WRITTEN INSTRUCTION -
Every line in the data below from the one containing "Generate a Python" down to the one containing "C_PREV, C_CORR, C_LINE", both included, must be retyped exactly; no other line is to appear.

**********

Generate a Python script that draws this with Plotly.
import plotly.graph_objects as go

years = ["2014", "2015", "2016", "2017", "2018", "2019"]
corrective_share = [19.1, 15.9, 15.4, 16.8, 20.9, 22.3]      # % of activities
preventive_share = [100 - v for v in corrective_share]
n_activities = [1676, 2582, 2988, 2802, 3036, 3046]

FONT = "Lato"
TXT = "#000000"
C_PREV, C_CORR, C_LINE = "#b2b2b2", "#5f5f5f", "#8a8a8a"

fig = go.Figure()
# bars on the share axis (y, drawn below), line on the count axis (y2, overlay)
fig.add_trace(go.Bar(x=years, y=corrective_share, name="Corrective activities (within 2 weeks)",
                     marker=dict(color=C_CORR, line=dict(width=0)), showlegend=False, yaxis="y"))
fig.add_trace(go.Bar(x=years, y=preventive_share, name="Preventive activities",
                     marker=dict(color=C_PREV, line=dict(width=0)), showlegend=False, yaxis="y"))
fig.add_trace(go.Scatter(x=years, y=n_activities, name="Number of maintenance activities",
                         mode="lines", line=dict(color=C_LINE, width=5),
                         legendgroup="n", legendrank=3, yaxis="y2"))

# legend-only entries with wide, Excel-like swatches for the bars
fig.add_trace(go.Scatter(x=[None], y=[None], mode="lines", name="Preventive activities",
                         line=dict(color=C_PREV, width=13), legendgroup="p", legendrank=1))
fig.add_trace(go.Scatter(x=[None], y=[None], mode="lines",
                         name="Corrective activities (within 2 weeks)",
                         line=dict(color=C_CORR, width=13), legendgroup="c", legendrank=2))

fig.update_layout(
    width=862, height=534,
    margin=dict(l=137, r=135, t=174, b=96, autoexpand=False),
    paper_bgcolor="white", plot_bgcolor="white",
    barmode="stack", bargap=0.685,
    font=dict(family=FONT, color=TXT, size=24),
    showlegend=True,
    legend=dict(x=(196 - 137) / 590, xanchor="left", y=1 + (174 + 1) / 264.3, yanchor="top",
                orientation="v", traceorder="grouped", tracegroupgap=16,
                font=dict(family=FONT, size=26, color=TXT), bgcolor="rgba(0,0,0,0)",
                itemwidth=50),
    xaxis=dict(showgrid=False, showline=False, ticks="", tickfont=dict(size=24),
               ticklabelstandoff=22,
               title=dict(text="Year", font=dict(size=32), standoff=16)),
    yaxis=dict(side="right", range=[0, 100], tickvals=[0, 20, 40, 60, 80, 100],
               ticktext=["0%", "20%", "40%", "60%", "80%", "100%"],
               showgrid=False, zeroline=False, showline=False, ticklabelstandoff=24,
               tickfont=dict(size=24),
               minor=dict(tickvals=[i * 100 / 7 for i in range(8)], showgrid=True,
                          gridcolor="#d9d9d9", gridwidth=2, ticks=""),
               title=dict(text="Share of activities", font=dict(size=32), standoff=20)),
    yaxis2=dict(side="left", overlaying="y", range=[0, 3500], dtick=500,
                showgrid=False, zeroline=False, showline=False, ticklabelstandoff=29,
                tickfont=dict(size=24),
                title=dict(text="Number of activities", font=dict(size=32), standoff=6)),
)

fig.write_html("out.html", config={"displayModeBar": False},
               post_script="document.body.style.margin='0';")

**********

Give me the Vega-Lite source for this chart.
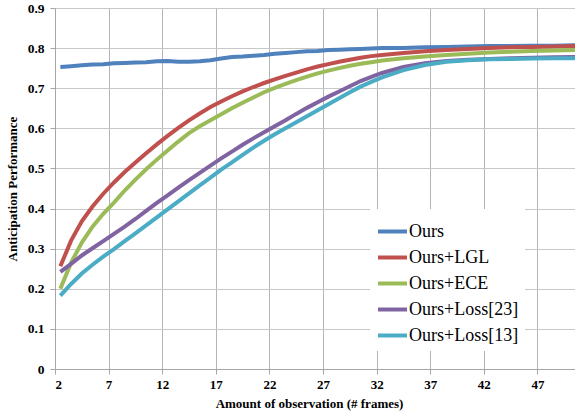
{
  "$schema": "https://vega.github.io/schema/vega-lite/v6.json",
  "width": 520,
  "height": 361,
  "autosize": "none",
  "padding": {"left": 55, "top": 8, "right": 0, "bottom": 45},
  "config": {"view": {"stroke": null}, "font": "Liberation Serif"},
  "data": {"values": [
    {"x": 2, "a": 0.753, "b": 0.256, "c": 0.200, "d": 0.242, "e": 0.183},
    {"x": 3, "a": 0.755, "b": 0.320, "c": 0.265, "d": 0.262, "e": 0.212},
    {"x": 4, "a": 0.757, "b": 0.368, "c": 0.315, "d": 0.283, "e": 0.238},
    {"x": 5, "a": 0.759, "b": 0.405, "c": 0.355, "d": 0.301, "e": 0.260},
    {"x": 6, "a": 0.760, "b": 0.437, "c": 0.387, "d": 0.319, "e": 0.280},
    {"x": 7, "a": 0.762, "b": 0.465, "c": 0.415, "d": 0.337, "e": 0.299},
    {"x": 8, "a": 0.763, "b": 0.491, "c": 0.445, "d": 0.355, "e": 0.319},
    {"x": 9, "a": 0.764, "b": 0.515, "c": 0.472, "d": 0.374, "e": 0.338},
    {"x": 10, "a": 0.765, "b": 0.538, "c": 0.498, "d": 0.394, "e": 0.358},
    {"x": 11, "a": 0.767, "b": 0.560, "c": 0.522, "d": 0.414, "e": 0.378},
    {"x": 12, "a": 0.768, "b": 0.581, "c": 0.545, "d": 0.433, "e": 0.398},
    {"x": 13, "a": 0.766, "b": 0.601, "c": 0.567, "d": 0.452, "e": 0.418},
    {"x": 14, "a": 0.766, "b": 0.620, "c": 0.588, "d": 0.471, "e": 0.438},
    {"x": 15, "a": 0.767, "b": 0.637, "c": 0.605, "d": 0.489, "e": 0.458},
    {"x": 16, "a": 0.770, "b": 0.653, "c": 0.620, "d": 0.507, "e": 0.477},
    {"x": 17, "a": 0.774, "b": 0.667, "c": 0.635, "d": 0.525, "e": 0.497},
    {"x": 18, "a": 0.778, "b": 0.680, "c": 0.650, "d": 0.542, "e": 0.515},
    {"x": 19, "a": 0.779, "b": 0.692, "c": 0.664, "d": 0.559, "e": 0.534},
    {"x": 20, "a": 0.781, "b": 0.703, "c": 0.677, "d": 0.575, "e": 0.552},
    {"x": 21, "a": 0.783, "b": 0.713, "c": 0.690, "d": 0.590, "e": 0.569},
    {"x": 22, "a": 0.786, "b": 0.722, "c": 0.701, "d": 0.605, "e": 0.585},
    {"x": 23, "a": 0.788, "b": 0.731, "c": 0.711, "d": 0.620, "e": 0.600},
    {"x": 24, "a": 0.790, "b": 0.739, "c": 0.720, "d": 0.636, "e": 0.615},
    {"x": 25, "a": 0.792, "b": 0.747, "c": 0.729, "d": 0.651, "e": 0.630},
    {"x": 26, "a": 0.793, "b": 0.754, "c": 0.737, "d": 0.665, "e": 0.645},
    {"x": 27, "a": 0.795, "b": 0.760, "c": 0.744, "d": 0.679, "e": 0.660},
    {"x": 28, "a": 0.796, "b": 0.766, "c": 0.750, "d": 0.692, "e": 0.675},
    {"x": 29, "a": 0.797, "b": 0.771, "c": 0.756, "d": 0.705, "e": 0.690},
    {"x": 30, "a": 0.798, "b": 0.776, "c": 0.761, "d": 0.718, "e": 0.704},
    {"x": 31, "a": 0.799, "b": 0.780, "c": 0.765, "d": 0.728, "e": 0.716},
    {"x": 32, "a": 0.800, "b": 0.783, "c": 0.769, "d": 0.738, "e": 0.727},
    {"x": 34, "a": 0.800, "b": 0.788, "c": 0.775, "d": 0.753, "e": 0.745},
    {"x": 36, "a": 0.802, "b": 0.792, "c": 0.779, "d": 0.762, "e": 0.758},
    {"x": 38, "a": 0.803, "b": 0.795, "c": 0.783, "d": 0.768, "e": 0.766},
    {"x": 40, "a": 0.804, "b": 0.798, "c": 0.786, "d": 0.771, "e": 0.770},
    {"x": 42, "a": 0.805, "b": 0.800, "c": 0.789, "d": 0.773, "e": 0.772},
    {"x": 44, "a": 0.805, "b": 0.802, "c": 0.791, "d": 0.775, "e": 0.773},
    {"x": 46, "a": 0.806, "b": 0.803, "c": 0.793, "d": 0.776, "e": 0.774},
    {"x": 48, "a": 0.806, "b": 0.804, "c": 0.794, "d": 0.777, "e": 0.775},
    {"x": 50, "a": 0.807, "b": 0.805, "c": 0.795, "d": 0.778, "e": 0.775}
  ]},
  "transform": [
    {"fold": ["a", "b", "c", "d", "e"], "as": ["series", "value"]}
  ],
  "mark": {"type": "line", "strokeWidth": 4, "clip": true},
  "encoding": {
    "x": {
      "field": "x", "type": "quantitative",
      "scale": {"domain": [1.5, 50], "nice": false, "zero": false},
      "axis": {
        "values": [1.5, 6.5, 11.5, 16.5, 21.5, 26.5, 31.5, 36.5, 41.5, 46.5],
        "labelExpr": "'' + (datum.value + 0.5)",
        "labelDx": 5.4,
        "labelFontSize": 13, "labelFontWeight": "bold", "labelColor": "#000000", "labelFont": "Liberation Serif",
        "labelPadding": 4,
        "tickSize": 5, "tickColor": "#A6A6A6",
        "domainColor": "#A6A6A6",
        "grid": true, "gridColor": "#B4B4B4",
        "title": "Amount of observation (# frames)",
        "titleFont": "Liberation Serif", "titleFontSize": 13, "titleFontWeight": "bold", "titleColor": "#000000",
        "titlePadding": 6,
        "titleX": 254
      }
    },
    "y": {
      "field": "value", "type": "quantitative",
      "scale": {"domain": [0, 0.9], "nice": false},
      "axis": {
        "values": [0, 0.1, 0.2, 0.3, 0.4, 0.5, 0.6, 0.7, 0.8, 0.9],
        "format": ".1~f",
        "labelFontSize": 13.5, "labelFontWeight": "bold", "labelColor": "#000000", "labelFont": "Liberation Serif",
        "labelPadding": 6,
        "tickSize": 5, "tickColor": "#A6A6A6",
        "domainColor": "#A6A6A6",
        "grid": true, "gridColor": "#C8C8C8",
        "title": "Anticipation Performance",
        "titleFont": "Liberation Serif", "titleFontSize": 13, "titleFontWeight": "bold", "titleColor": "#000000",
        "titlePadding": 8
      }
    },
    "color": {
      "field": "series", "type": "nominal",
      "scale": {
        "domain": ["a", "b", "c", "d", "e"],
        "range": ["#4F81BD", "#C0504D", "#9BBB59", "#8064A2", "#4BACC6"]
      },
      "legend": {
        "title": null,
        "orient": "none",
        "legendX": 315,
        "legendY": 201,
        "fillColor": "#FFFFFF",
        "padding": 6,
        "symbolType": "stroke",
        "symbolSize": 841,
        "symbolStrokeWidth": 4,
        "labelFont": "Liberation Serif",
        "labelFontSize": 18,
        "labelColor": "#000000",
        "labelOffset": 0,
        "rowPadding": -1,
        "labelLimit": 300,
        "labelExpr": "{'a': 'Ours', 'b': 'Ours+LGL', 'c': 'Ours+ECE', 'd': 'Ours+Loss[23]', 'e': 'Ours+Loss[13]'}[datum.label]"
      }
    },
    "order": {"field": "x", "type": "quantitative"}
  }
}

**********

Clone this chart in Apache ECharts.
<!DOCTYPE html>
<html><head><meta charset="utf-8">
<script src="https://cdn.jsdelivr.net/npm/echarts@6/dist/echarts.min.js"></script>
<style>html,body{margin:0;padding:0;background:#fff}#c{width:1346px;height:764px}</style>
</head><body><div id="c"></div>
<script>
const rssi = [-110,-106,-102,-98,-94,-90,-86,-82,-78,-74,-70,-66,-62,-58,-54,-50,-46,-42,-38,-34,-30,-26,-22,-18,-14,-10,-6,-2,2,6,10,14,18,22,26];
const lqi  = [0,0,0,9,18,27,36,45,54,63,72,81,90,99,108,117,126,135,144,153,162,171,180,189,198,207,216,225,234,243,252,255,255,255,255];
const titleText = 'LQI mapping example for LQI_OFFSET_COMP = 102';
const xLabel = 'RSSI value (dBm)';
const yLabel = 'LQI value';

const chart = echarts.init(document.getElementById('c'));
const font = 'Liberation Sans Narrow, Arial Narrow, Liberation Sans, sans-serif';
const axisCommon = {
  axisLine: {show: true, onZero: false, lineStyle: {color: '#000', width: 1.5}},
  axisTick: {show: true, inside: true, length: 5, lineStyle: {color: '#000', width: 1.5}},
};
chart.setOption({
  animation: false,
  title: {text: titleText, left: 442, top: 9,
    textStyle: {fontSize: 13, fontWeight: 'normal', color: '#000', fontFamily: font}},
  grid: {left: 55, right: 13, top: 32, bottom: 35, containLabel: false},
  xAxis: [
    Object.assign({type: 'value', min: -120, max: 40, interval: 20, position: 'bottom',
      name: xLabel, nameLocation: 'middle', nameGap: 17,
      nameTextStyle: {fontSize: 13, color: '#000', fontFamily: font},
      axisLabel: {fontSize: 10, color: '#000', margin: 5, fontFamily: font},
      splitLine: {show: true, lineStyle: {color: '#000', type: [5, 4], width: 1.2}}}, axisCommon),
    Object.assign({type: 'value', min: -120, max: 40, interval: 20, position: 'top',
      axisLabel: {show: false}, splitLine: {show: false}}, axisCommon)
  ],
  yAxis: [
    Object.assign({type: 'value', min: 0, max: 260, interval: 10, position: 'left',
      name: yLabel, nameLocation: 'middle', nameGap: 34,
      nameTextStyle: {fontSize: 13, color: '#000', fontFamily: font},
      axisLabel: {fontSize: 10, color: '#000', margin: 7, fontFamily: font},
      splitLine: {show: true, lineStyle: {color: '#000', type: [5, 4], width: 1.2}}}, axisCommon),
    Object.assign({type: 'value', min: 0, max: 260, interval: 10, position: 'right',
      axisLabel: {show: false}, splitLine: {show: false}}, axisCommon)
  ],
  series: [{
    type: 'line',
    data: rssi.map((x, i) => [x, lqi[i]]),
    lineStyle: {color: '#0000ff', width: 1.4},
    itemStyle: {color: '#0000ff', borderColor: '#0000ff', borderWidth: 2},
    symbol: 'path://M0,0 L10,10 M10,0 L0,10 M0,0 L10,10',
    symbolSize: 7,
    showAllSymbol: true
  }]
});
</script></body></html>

**********

WORKED SOLUTION -
Generate a Python script that draws this with Plotly.
import plotly.graph_objects as go

years = ["2014", "2015", "2016", "2017", "2018", "2019"]
corrective_share = [19.1, 15.9, 15.4, 16.8, 20.9, 22.3]      # % of activities
preventive_share = [100 - v for v in corrective_share]
n_activities = [1676, 2582, 2988, 2802, 3036, 3046]

FONT = "Lato"
TXT = "#000000"
C_PREV, C_CORR, C_LINE = "#b2b2b2", "#5f5f5f", "#8a8a8a"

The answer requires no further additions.